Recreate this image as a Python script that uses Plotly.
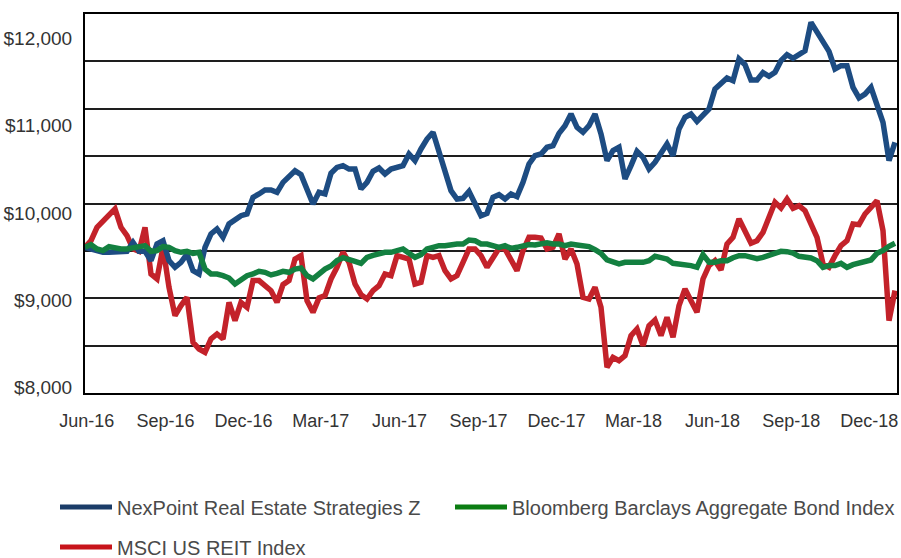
import pandas as pd
import plotly.graph_objects as go

# Weekly observations, Jun-2016 .. Dec-2018 (growth of a hypothetical investment)
dates = pd.date_range("2016-05-30", periods=136, freq="7D")

nexpoint = [9606, 9587, 9560, 9549, 9549, 9549, 9549, 9560, 9663, 9560,
            9560, 9453, 9644, 9682, 9453, 9377, 9434, 9529, 9338, 9300,
            9606, 9759, 9816, 9721, 9874, 9931, 9969, 9988, 10179, 10218,
            10263, 10263, 10237, 10351, 10428, 10485, 10439, 10275, 10103, 10237,
            10218, 10455, 10523, 10543, 10504, 10504, 10275, 10351, 10478, 10516,
            10447, 10504, 10523, 10543, 10676, 10600, 10734, 10848, 10925, 10715,
            10485, 10256, 10160, 10168, 10248, 10122, 9969, 9996, 10179, 10210,
            10160, 10218, 10187, 10351, 10562, 10657, 10676, 10753, 10772, 10913,
            11001, 11135, 10982, 10925, 11001, 11135, 10906, 10600, 10715, 10753,
            10390, 10543, 10707, 10638, 10504, 10581, 10676, 10791, 10657, 10963,
            11097, 11135, 11051, 11127, 11192, 11422, 11494, 11548, 11517, 11766,
            11701, 11525, 11525, 11609, 11567, 11613, 11747, 11816, 11774, 11816,
            11861, 12186, 12072, 11957, 11854, 11651, 11689, 11689, 11441, 11319,
            11364, 11441, 11257, 11040, 10600, 10810]

bond = [9606, 9637, 9587, 9568, 9614, 9598, 9587, 9587, 9598, 9606,
        9625, 9560, 9568, 9614, 9606, 9568, 9549, 9560, 9537, 9549,
        9357, 9300, 9300, 9281, 9254, 9185, 9224, 9281, 9300, 9331,
        9319, 9289, 9308, 9331, 9319, 9357, 9369, 9281, 9243, 9300,
        9357, 9392, 9453, 9487, 9472, 9445, 9422, 9491, 9514, 9537,
        9549, 9549, 9568, 9587, 9537, 9491, 9522, 9587, 9606, 9625,
        9625, 9637, 9644, 9644, 9690, 9682, 9644, 9644, 9625, 9606,
        9625, 9594, 9606, 9625, 9637, 9633, 9644, 9659, 9644, 9644,
        9625, 9644, 9633, 9625, 9614, 9579, 9537, 9461, 9434, 9415,
        9434, 9434, 9449, 9434, 9453, 9503, 9487, 9472, 9422, 9415,
        9415, 9396, 9377, 9522, 9434, 9434, 9453, 9453, 9487, 9510,
        9510, 9491, 9476, 9491, 9510, 9529, 9560, 9556, 9541, 9503,
        9491, 9484, 9453, 9377, 9396, 9396, 9422, 9377, 9407, 9430,
        9453, 9461, 9537, 9568, 9617, 9652]

reit = [9606, 9682, 9835, 9912, 9969, 10046, 9835, 9740, 9587, 9560,
        9835, 9300, 9243, 9606, 9147, 8822, 8937, 9032, 8516, 8440,
        8402, 8555, 8612, 8555, 8975, 8765, 8975, 8918, 9224, 9224,
        9166, 9109, 8975, 9178, 9224, 9472, 9510, 8994, 8860, 9025,
        9052, 9243, 9377, 9549, 9434, 9185, 9063, 9013, 9109, 9166,
        9300, 9281, 9510, 9499, 9472, 9185, 9204, 9510, 9491, 9510,
        9338, 9243, 9281, 9434, 9587, 9587, 9510, 9377, 9472, 9594,
        9587, 9472, 9338, 9568, 9721, 9721, 9713, 9587, 9606, 9759,
        9472, 9587, 9415, 9032, 9013, 9147, 8918, 8230, 8344, 8306,
        8363, 8593, 8669, 8478, 8707, 8772, 8593, 8803, 8574, 8937,
        9128, 8994, 8860, 9243, 9396, 9453, 9346, 9644, 9721, 9931,
        9778, 9652, 9682, 9778, 9950, 10122, 10057, 10160, 10053, 10084,
        10026, 9854, 9721, 9415, 9377, 9510, 9625, 9682, 9874, 9866,
        9988, 10064, 10141, 9797, 8765, 9109]

series_names = ["NexPoint Real Estate Strategies Z",
                "Bloomberg Barclays Aggregate Bond Index",
                "MSCI US REIT Index"]
y_tick_values = [8000, 9000, 10000, 11000, 12000]
y_tick_labels = ["$8,000", "$9,000", "$10,000", "$11,000", "$12,000"]
x_tick_values = ["2016-06-01", "2016-09-01", "2016-12-01", "2017-03-01",
                 "2017-06-01", "2017-09-01", "2017-12-01", "2018-03-01",
                 "2018-06-01", "2018-09-01", "2018-12-01"]

line_colors = {"nex": "#1d4c82", "bond": "#138040", "reit": "#c3222a"}
legend_colors = {"nex": "#1b3c68", "bond": "#0b7d12", "reit": "#c8141b"}

FONT = "Liberation Sans, Arial, sans-serif"
fig = go.Figure()

# chart lines (draw order: REIT, NexPoint, Bond on top)
fig.add_trace(go.Scatter(x=dates, y=reit, mode="lines", showlegend=False,
                         line=dict(color=line_colors["reit"], width=5.5)))
fig.add_trace(go.Scatter(x=dates, y=nexpoint, mode="lines", showlegend=False,
                         line=dict(color=line_colors["nex"], width=5.5)))
fig.add_trace(go.Scatter(x=dates, y=bond, mode="lines", showlegend=False,
                         line=dict(color=line_colors["bond"], width=5.5)))

# legend entries
for key, name, leg in [("nex", series_names[0], "legend"),
                       ("bond", series_names[1], "legend2"),
                       ("reit", series_names[2], "legend3")]:
    fig.add_trace(go.Scatter(x=[dates[0]], y=[None], mode="lines", name=name,
                             legend=leg, showlegend=True,
                             line=dict(color=legend_colors[key], width=5)))

W, H = 901, 558
def legend_cfg(px, py):
    return dict(x=px / W, y=1 - py / H, xref="container", yref="container",
                xanchor="left", yanchor="middle", bgcolor="rgba(0,0,0,0)",
                itemwidth=52, font=dict(family=FONT, size=20, color="#4a4a4a"))

fig.update_layout(
    width=W, height=H,
    margin=dict(l=85, r=4, t=14, b=165, autoexpand=False),
    paper_bgcolor="white", plot_bgcolor="white",
    font=dict(family=FONT, color="#333333"),
    legend=legend_cfg(55, 507),
    legend2=legend_cfg(450, 507),
    legend3=legend_cfg(55, 547),
    xaxis=dict(type="date", range=["2016-05-30", "2019-01-02 08:00"],
               tickvals=x_tick_values, tickformat="%b-%y",
               showgrid=False, zeroline=False, ticks="",
               ticklabelstandoff=10,
               tickfont=dict(family=FONT, size=18, color="#333333"),
               showline=True, linecolor="black", linewidth=2, mirror=True),
    yaxis=dict(range=[7935, 12282], tickvals=y_tick_values,
               ticktext=y_tick_labels,
               showgrid=False, zeroline=False, ticks="",
               ticklabelstandoff=7,
               tickfont=dict(family=FONT, size=19, color="#333333"),
               showline=True, linecolor="black", linewidth=2, mirror=True,
               minor=dict(tick0=7935, dtick=543.375, showgrid=True,
                          gridcolor="#1e1e1e", gridwidth=2, ticks="")),
)

fig.write_html("out.html", config={"displayModeBar": False},
               post_script="document.body.style.margin='0px';")
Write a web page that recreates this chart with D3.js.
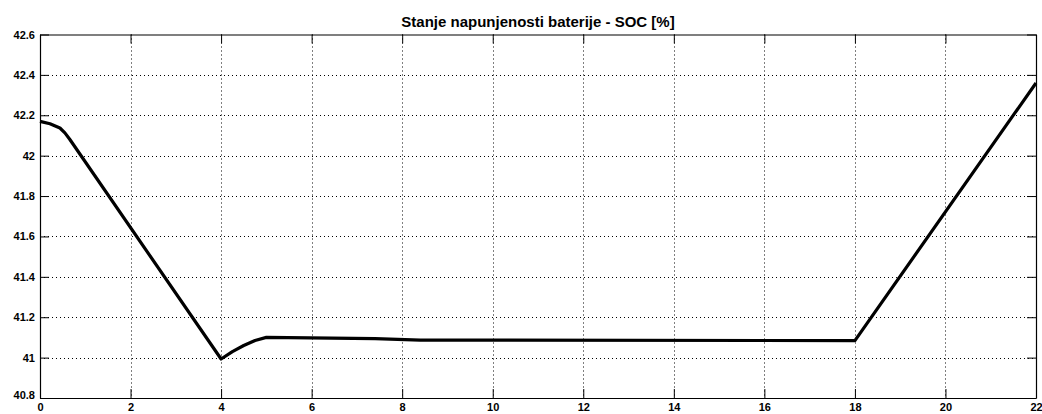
<!DOCTYPE html>
<html>
<head>
<meta charset="utf-8">
<script src="https://cdn.jsdelivr.net/npm/d3@7"></script>
<style>
  body { margin: 0; background: #fff; }
</style>
</head>
<body>
<div id="chart"></div>
<script>
const title = "Stanje napunjenosti baterije - SOC [%]";
const timeH = [0, 0.22, 0.44, 0.55, 0.66, 4, 4.25, 4.5, 4.75, 5, 7.4, 8.4, 18, 22];
const soc = [42.17, 42.158, 42.137, 42.113, 42.08, 40.993, 41.03, 41.06, 41.085, 41.1, 41.094, 41.087, 41.084, 42.36];
const xTicks = [0, 2, 4, 6, 8, 10, 12, 14, 16, 18, 20, 22];
const yTicks = [40.8, 41, 41.2, 41.4, 41.6, 41.8, 42, 42.2, 42.4, 42.6];

const width = 1042, height = 414;
const padLeft = 40, padRight = 1036, padTop = 34.5, padBottom = 398;
const font = "'Liberation Sans', Arial, sans-serif";

const svg = d3.select("#chart").append("svg")
    .attr("width", width)
    .attr("height", height);

const x = d3.scaleLinear().domain([0, 22]).range([padLeft, padRight]);
const y = d3.scaleLinear().domain([40.8, 42.6]).range([padBottom, padTop]);

// grid
const grid = svg.append("g")
    .attr("stroke", "#000")
    .attr("stroke-width", 1)
    .attr("stroke-dasharray", "1,3");
grid.selectAll("line.vx")
    .data(xTicks.slice(1, -1))
    .enter().append("line")
    .attr("x1", d => Math.round(x(d)) + 0.5).attr("x2", d => Math.round(x(d)) + 0.5)
    .attr("y1", padTop).attr("y2", padBottom);
grid.selectAll("line.hy")
    .data(yTicks.slice(1, -1))
    .enter().append("line")
    .attr("y1", d => Math.round(y(d)) + 0.5).attr("y2", d => Math.round(y(d)) + 0.5)
    .attr("x1", padLeft).attr("x2", padRight);

// axes, ticks inward
const tick = 9;
const xAxisB = d3.axisBottom(x).tickValues(xTicks).tickSizeInner(-tick).tickSizeOuter(0).tickPadding(5).tickFormat(d3.format("d"));
const xAxisT = d3.axisTop(x).tickValues(xTicks).tickSizeInner(-tick).tickSizeOuter(0).tickFormat("");
const yAxisL = d3.axisLeft(y).tickValues(yTicks).tickSizeInner(-tick).tickSizeOuter(0).tickPadding(5).tickFormat(d => String(+d.toFixed(1)));
const yAxisR = d3.axisRight(y).tickValues(yTicks).tickSizeInner(-tick).tickSizeOuter(0).tickFormat("");

function style(g) {
  g.attr("font-family", font).attr("font-size", 11).attr("font-weight", "bold");
  g.select(".domain").attr("stroke", "#000").attr("stroke-width", 1.2);
  g.selectAll(".tick line").attr("stroke", "#000");
  g.selectAll(".tick text").attr("fill", "#000");
}

svg.append("g").attr("transform", `translate(0,${padBottom})`).call(xAxisB).call(style);
svg.append("g").attr("transform", `translate(0,${padTop})`).call(xAxisT).call(style);
const yG = svg.append("g").attr("transform", `translate(${padLeft},0)`).call(yAxisL).call(style);
svg.append("g").attr("transform", `translate(${padRight},0)`).call(yAxisR).call(style);

// bottom-most y label sits a bit higher in the reference
yG.selectAll(".tick text").filter(d => d === 40.8).attr("dy", "0.05em");

// line
const line = d3.line().x((d, i) => x(timeH[i])).y(d => y(d));
svg.append("path")
    .datum(soc)
    .attr("d", line)
    .attr("fill", "none")
    .attr("stroke", "#000")
    .attr("stroke-width", 3.2)
    .attr("stroke-linejoin", "round");

// title
svg.append("text")
    .attr("x", (padLeft + padRight) / 2)
    .attr("y", 27)
    .attr("text-anchor", "middle")
    .attr("font-family", font)
    .attr("font-weight", "bold")
    .attr("font-size", 15)
    .text(title);
</script>
</body>
</html>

===

### WHAT TO PRODUCE
Transcribe exactly, please, the lines between the start of the records above and the line holding "11364, 11441, 11257, 11040, 10600, 10810]", counting both of those lines and omitting pictures.

### THE REPLY
Recreate this image as a Python script that uses Plotly.
import pandas as pd
import plotly.graph_objects as go

# Weekly observations, Jun-2016 .. Dec-2018 (growth of a hypothetical investment)
dates = pd.date_range("2016-05-30", periods=136, freq="7D")

nexpoint = [9606, 9587, 9560, 9549, 9549, 9549, 9549, 9560, 9663, 9560,
            9560, 9453, 9644, 9682, 9453, 9377, 9434, 9529, 9338, 9300,
            9606, 9759, 9816, 9721, 9874, 9931, 9969, 9988, 10179, 10218,
            10263, 10263, 10237, 10351, 10428, 10485, 10439, 10275, 10103, 10237,
            10218, 10455, 10523, 10543, 10504, 10504, 10275, 10351, 10478, 10516,
            10447, 10504, 10523, 10543, 10676, 10600, 10734, 10848, 10925, 10715,
            10485, 10256, 10160, 10168, 10248, 10122, 9969, 9996, 10179, 10210,
            10160, 10218, 10187, 10351, 10562, 10657, 10676, 10753, 10772, 10913,
            11001, 11135, 10982, 10925, 11001, 11135, 10906, 10600, 10715, 10753,
            10390, 10543, 10707, 10638, 10504, 10581, 10676, 10791, 10657, 10963,
            11097, 11135, 11051, 11127, 11192, 11422, 11494, 11548, 11517, 11766,
            11701, 11525, 11525, 11609, 11567, 11613, 11747, 11816, 11774, 11816,
            11861, 12186, 12072, 11957, 11854, 11651, 11689, 11689, 11441, 11319,
            11364, 11441, 11257, 11040, 10600, 10810]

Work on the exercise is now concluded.